Upir Lichy - possible origin of the word Lich?

Hello,

the monstrous mummy of some ancient king still crowned with untarnished gold but turning to my gaze a visage that more than time or the worm had wasted. Broken swathings flapped about the skeleton legs, and above the crown that was set with sapphires and orange rubies, a black something swayed and nodded horribly; but, for an instant, I did not dream what it was. Then, in its middle, two oblique and scarlet eyes opened and glowed like hellish coals, and two ophidian fangs glittered in an ape-like mouth.
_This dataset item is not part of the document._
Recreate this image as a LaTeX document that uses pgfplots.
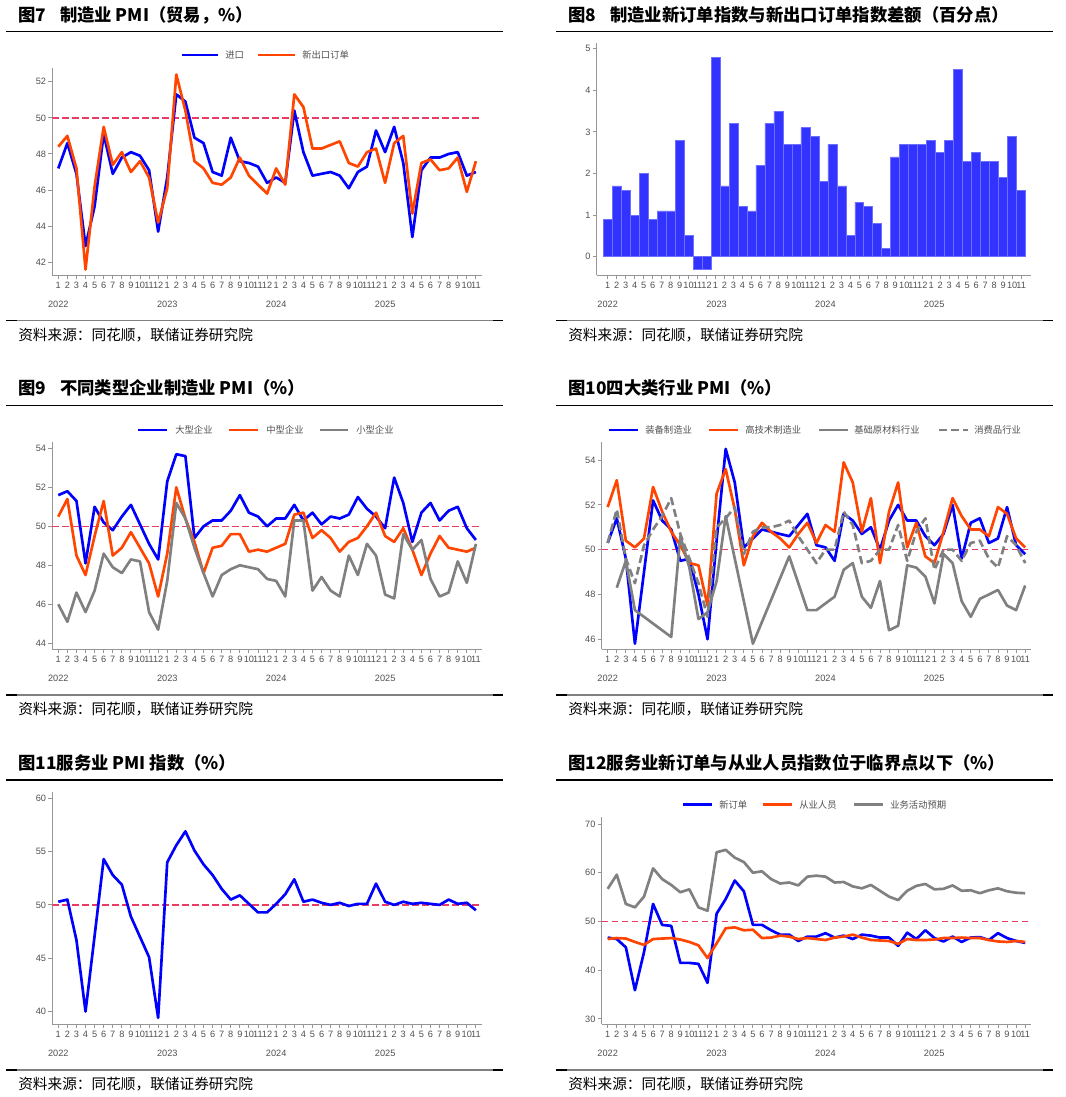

A squat, furless, shapeless head on a neck of disproportionate extent leaned unspeakably down and whispered in the mummy 's ear. Then, with one stride, the titanic lich took half the distance between us, and from out the folds of the tattered sere-cloth a gaunt arm arose, and fleshless, taloned fingers laden with glowering gems, reached out and fumbled for my throat...

The obligatory lich quote. Possibly the most famous modern non-gaming usage of the term. From "The Abominations of Yondo", Clark Ashton Smith, c. 1926.

I will not be driven out of my body... I will not change souls with that bullet-ridden lich in the madhouse!

Another famous usage; "The Thing on the Doorstep", H. P. Lovecraft, c. 1933.

Hope these help! :)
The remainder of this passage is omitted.